— Begin Information provided —
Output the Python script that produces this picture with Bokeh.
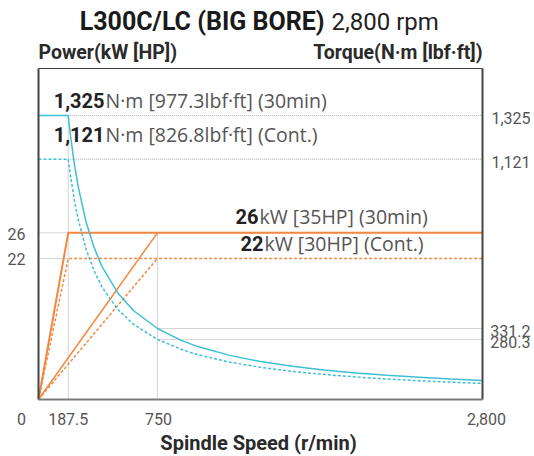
from bokeh.plotting import figure
from bokeh.models import Range1d, Label
from bokeh.embed import file_html
from bokeh.resources import INLINE

# ---------------- data ----------------
speed_ticks = [0, 187.5, 750, 2800]
speed_tick_labels = ["0", "187.5", "750", "2,800"]
power_ticks = [22, 26]
power_tick_labels = ["22", "26"]
torque_ticks = [280.3, 331.2, 1121, 1325]
torque_tick_labels = ["280.3", "331.2", "1,121", "1,325"]

# power (kW)
power_30_speed = [0, 187.5, 2800]
power_30 = [0, 26, 26]
power_30_high_speed = [0, 750]
power_30_high = [0, 26]
power_cont_speed = [0, 187.5, 2800]
power_cont = [0, 22, 22]
power_cont_high_speed = [0, 750]
power_cont_high = [0, 22]

# torque (N·m)
torque_speed = [0, 187.5, 200, 225, 250, 300, 350, 400, 500, 600, 750, 900,
                1000, 1200, 1400, 1600, 1800, 2000, 2200, 2400, 2600, 2800]
torque_30 = [1325, 1325, 1242, 1104, 994, 828, 710, 621, 497, 414, 331.2, 276,
             248, 207, 177, 155, 138, 124, 113, 104, 95.5, 88.7]
torque_cont = [1121, 1121, 1051, 934, 841, 701, 601, 525, 420, 350, 280.3, 234,
               210, 175, 150, 131, 117, 105, 95.5, 87.6, 80.8, 75.1]

title_main = "L300C/LC (BIG BORE)"
title_sub = "2,800 rpm"
x_title = "Spindle Speed (r/min)"
left_title = "Power(kW [HP])"
right_title = "Torque(N·m [lbf·ft])"
ann = [
    ("1,325", "N·m [977.3lbf·ft] (30min)"),
    ("1,121", "N·m [826.8lbf·ft] (Cont.)"),
    ("26", "kW [35HP] (30min)"),
    ("22", "kW [30HP] (Cont.)"),
]

# ---------------- layout / style ----------------
W, H = 534, 456
FL, FR, FT, FB = 38, 482, 68, 399      # chart box in page pixels
SPEED_MAX, POWER_MAX, TORQUE_MAX = 2800, 51.64, 1544

kx = (FR - FL) / SPEED_MAX
kp = (FB - FT) / POWER_MAX
kt = (FB - FT) / TORQUE_MAX

ORANGE = "#F2873F"
CYAN = "#3EC0D4"
GUIDE = "#A8A8A8"
FONT = "Roboto"
FONT2 = "Open Sans"

p = figure(width=W, height=H, output_backend="svg", toolbar_location=None,
           x_range=Range1d(-FL / kx, SPEED_MAX + (W - FR) / kx),
           y_range=Range1d(-(H - FB) / kp, FB / kp),
           x_axis_type=None, y_axis_type=None,
           min_border_left=0, min_border_right=0, min_border_top=0, min_border_bottom=0)
p.extra_y_ranges = {"torque": Range1d(-(H - FB) / kt, FB / kt)}
p.background_fill_color = "white"
p.border_fill_color = "white"
p.outline_line_color = None

# guide lines (dotted)
gd = dict(line_color=GUIDE, line_width=1, line_dash="1 1")
s_lo, s_hi = speed_ticks[1], speed_ticks[2]
p.line([s_lo, s_lo], [0, torque_30[0]], y_range_name="torque", **gd)
p.line([s_hi, s_hi], [0, power_30[1]], **gd)
p.line([s_lo, SPEED_MAX], [torque_30[0]] * 2, y_range_name="torque", **gd)
p.line([s_lo, SPEED_MAX], [torque_cont[0]] * 2, y_range_name="torque", **gd)
p.line([s_hi, SPEED_MAX], [torque_ticks[1]] * 2, y_range_name="torque", **gd)
p.line([s_hi, SPEED_MAX], [torque_ticks[0]] * 2, y_range_name="torque", **gd)
p.line([0, s_lo], [power_30[1]] * 2, **gd)
p.line([0, s_lo], [power_cont[1]] * 2, **gd)

# power curves
p.line(power_30_speed, power_30, line_color=ORANGE, line_width=2)
p.line(power_30_high_speed, power_30_high, line_color=ORANGE, line_width=1.5)
p.line(power_cont_speed, power_cont, line_color=ORANGE, line_width=1.5, line_dash="3 2")
p.line(power_cont_high_speed, power_cont_high, line_color=ORANGE, line_width=1.5, line_dash="3 2")

# torque curves
p.line(torque_speed, torque_30, y_range_name="torque", line_color=CYAN, line_width=1.5)
p.line(torque_speed, torque_cont, y_range_name="torque", line_color=CYAN, line_width=1.5, line_dash="3 2")

# chart box
p.line([0, SPEED_MAX], [POWER_MAX, POWER_MAX], line_color="#444444", line_width=1.2)
p.line([0, 0], [0, POWER_MAX], line_color="#444444", line_width=2)
p.line([SPEED_MAX, SPEED_MAX], [0, POWER_MAX], line_color="#444444", line_width=2)
p.line([0, SPEED_MAX], [0, 0], line_color="#7a7a7a", line_width=2)

def lab(text, px, py, size, bold=False, align="left", color="#555555", font=FONT):
    # py is the visual centre of the text line, in page pixels from the top
    p.add_layout(Label(x=px, y=H - py, x_units="screen", y_units="screen", text=text,
                       text_font=font, text_font_size=size,
                       text_font_style="bold" if bold else "normal",
                       text_align=align, text_baseline="middle", text_color=color))

TICK = dict(text_font=FONT, text_font_size="16px", text_color="#555555")

# x tick labels
for t, s, off in zip(speed_ticks, speed_tick_labels, [-17, 0, 1, 4]):
    p.add_layout(Label(x=t, y=H - 418, y_units="screen", x_offset=off, text=s,
                       text_align="center", text_baseline="middle", **TICK))
# left tick labels
for t, s in zip(power_ticks, power_tick_labels):
    p.add_layout(Label(x=25, x_units="screen", y=t, y_offset=-1, text=s,
                       text_align="right", text_baseline="middle", **TICK))
# right tick labels
for t, s in zip(torque_ticks, torque_tick_labels):
    p.add_layout(Label(x=530, x_units="screen", y=t, y_range_name="torque", y_offset=-3,
                       text=s, text_align="right", text_baseline="middle", **TICK))

# title
lab(title_main, 324, 21, "25px", bold=True, align="right", color="#1a1a1a")
lab(title_sub, 331, 21, "24px", color="#222222")
# axis titles
lab(left_title, FL, 52, "19.5px", bold=True, color="#2a2a2a")
lab(right_title, FR, 52, "19.5px", bold=True, align="right", color="#2a2a2a")
lab(x_title, 258, 442, "20px", bold=True, align="center", color="#2a2a2a")

# annotations: bold value + normal remainder, joined at a fixed point
pos = [(104, 100), (104, 134), (258, 216), (263, 243)]
for (b, n), (jx, cy) in zip(ann, pos):
    lab(b, jx, cy, "20px", bold=True, align="right", color="#222222")
    lab(n, jx + 1, cy, "19.5px", color="#555555", font=FONT2)

open("out.html", "w").write(file_html(p, INLINE))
— End Information provided —
= Written exercise =
Make an exact copy of the whole listing, but don't bring over any pictures.

= Correct result =
Output the Python script that produces this picture with Bokeh.
from bokeh.plotting import figure
from bokeh.models import Range1d, Label
from bokeh.embed import file_html
from bokeh.resources import INLINE

# ---------------- data ----------------
speed_ticks = [0, 187.5, 750, 2800]
speed_tick_labels = ["0", "187.5", "750", "2,800"]
power_ticks = [22, 26]
power_tick_labels = ["22", "26"]
torque_ticks = [280.3, 331.2, 1121, 1325]
torque_tick_labels = ["280.3", "331.2", "1,121", "1,325"]

# power (kW)
power_30_speed = [0, 187.5, 2800]
power_30 = [0, 26, 26]
power_30_high_speed = [0, 750]
power_30_high = [0, 26]
power_cont_speed = [0, 187.5, 2800]
power_cont = [0, 22, 22]
power_cont_high_speed = [0, 750]
power_cont_high = [0, 22]

# torque (N·m)
torque_speed = [0, 187.5, 200, 225, 250, 300, 350, 400, 500, 600, 750, 900,
                1000, 1200, 1400, 1600, 1800, 2000, 2200, 2400, 2600, 2800]
torque_30 = [1325, 1325, 1242, 1104, 994, 828, 710, 621, 497, 414, 331.2, 276,
             248, 207, 177, 155, 138, 124, 113, 104, 95.5, 88.7]
torque_cont = [1121, 1121, 1051, 934, 841, 701, 601, 525, 420, 350, 280.3, 234,
               210, 175, 150, 131, 117, 105, 95.5, 87.6, 80.8, 75.1]

title_main = "L300C/LC (BIG BORE)"
title_sub = "2,800 rpm"
x_title = "Spindle Speed (r/min)"
left_title = "Power(kW [HP])"
right_title = "Torque(N·m [lbf·ft])"
ann = [
    ("1,325", "N·m [977.3lbf·ft] (30min)"),
    ("1,121", "N·m [826.8lbf·ft] (Cont.)"),
    ("26", "kW [35HP] (30min)"),
    ("22", "kW [30HP] (Cont.)"),
]

# ---------------- layout / style ----------------
W, H = 534, 456
FL, FR, FT, FB = 38, 482, 68, 399      # chart box in page pixels
SPEED_MAX, POWER_MAX, TORQUE_MAX = 2800, 51.64, 1544

kx = (FR - FL) / SPEED_MAX
kp = (FB - FT) / POWER_MAX
kt = (FB - FT) / TORQUE_MAX

ORANGE = "#F2873F"
CYAN = "#3EC0D4"
GUIDE = "#A8A8A8"
FONT = "Roboto"
FONT2 = "Open Sans"

p = figure(width=W, height=H, output_backend="svg", toolbar_location=None,
           x_range=Range1d(-FL / kx, SPEED_MAX + (W - FR) / kx),
           y_range=Range1d(-(H - FB) / kp, FB / kp),
           x_axis_type=None, y_axis_type=None,
           min_border_left=0, min_border_right=0, min_border_top=0, min_border_bottom=0)
p.extra_y_ranges = {"torque": Range1d(-(H - FB) / kt, FB / kt)}
p.background_fill_color = "white"
p.border_fill_color = "white"
p.outline_line_color = None

# guide lines (dotted)
gd = dict(line_color=GUIDE, line_width=1, line_dash="1 1")
s_lo, s_hi = speed_ticks[1], speed_ticks[2]
p.line([s_lo, s_lo], [0, torque_30[0]], y_range_name="torque", **gd)
p.line([s_hi, s_hi], [0, power_30[1]], **gd)
p.line([s_lo, SPEED_MAX], [torque_30[0]] * 2, y_range_name="torque", **gd)
p.line([s_lo, SPEED_MAX], [torque_cont[0]] * 2, y_range_name="torque", **gd)
p.line([s_hi, SPEED_MAX], [torque_ticks[1]] * 2, y_range_name="torque", **gd)
p.line([s_hi, SPEED_MAX], [torque_ticks[0]] * 2, y_range_name="torque", **gd)
p.line([0, s_lo], [power_30[1]] * 2, **gd)
p.line([0, s_lo], [power_cont[1]] * 2, **gd)

# power curves
p.line(power_30_speed, power_30, line_color=ORANGE, line_width=2)
p.line(power_30_high_speed, power_30_high, line_color=ORANGE, line_width=1.5)
p.line(power_cont_speed, power_cont, line_color=ORANGE, line_width=1.5, line_dash="3 2")
p.line(power_cont_high_speed, power_cont_high, line_color=ORANGE, line_width=1.5, line_dash="3 2")

# torque curves
p.line(torque_speed, torque_30, y_range_name="torque", line_color=CYAN, line_width=1.5)
p.line(torque_speed, torque_cont, y_range_name="torque", line_color=CYAN, line_width=1.5, line_dash="3 2")

# chart box
p.line([0, SPEED_MAX], [POWER_MAX, POWER_MAX], line_color="#444444", line_width=1.2)
p.line([0, 0], [0, POWER_MAX], line_color="#444444", line_width=2)
p.line([SPEED_MAX, SPEED_MAX], [0, POWER_MAX], line_color="#444444", line_width=2)
p.line([0, SPEED_MAX], [0, 0], line_color="#7a7a7a", line_width=2)

def lab(text, px, py, size, bold=False, align="left", color="#555555", font=FONT):
    # py is the visual centre of the text line, in page pixels from the top
    p.add_layout(Label(x=px, y=H - py, x_units="screen", y_units="screen", text=text,
                       text_font=font, text_font_size=size,
                       text_font_style="bold" if bold else "normal",
                       text_align=align, text_baseline="middle", text_color=color))

TICK = dict(text_font=FONT, text_font_size="16px", text_color="#555555")

# x tick labels
for t, s, off in zip(speed_ticks, speed_tick_labels, [-17, 0, 1, 4]):
    p.add_layout(Label(x=t, y=H - 418, y_units="screen", x_offset=off, text=s,
                       text_align="center", text_baseline="middle", **TICK))
# left tick labels
for t, s in zip(power_ticks, power_tick_labels):
    p.add_layout(Label(x=25, x_units="screen", y=t, y_offset=-1, text=s,
                       text_align="right", text_baseline="middle", **TICK))
# right tick labels
for t, s in zip(torque_ticks, torque_tick_labels):
    p.add_layout(Label(x=530, x_units="screen", y=t, y_range_name="torque", y_offset=-3,
                       text=s, text_align="right", text_baseline="middle", **TICK))

# title
lab(title_main, 324, 21, "25px", bold=True, align="right", color="#1a1a1a")
lab(title_sub, 331, 21, "24px", color="#222222")
# axis titles
lab(left_title, FL, 52, "19.5px", bold=True, color="#2a2a2a")
lab(right_title, FR, 52, "19.5px", bold=True, align="right", color="#2a2a2a")
lab(x_title, 258, 442, "20px", bold=True, align="center", color="#2a2a2a")

# annotations: bold value + normal remainder, joined at a fixed point
pos = [(104, 100), (104, 134), (258, 216), (263, 243)]
for (b, n), (jx, cy) in zip(ann, pos):
    lab(b, jx, cy, "20px", bold=True, align="right", color="#222222")
    lab(n, jx + 1, cy, "19.5px", color="#555555", font=FONT2)

open("out.html", "w").write(file_html(p, INLINE))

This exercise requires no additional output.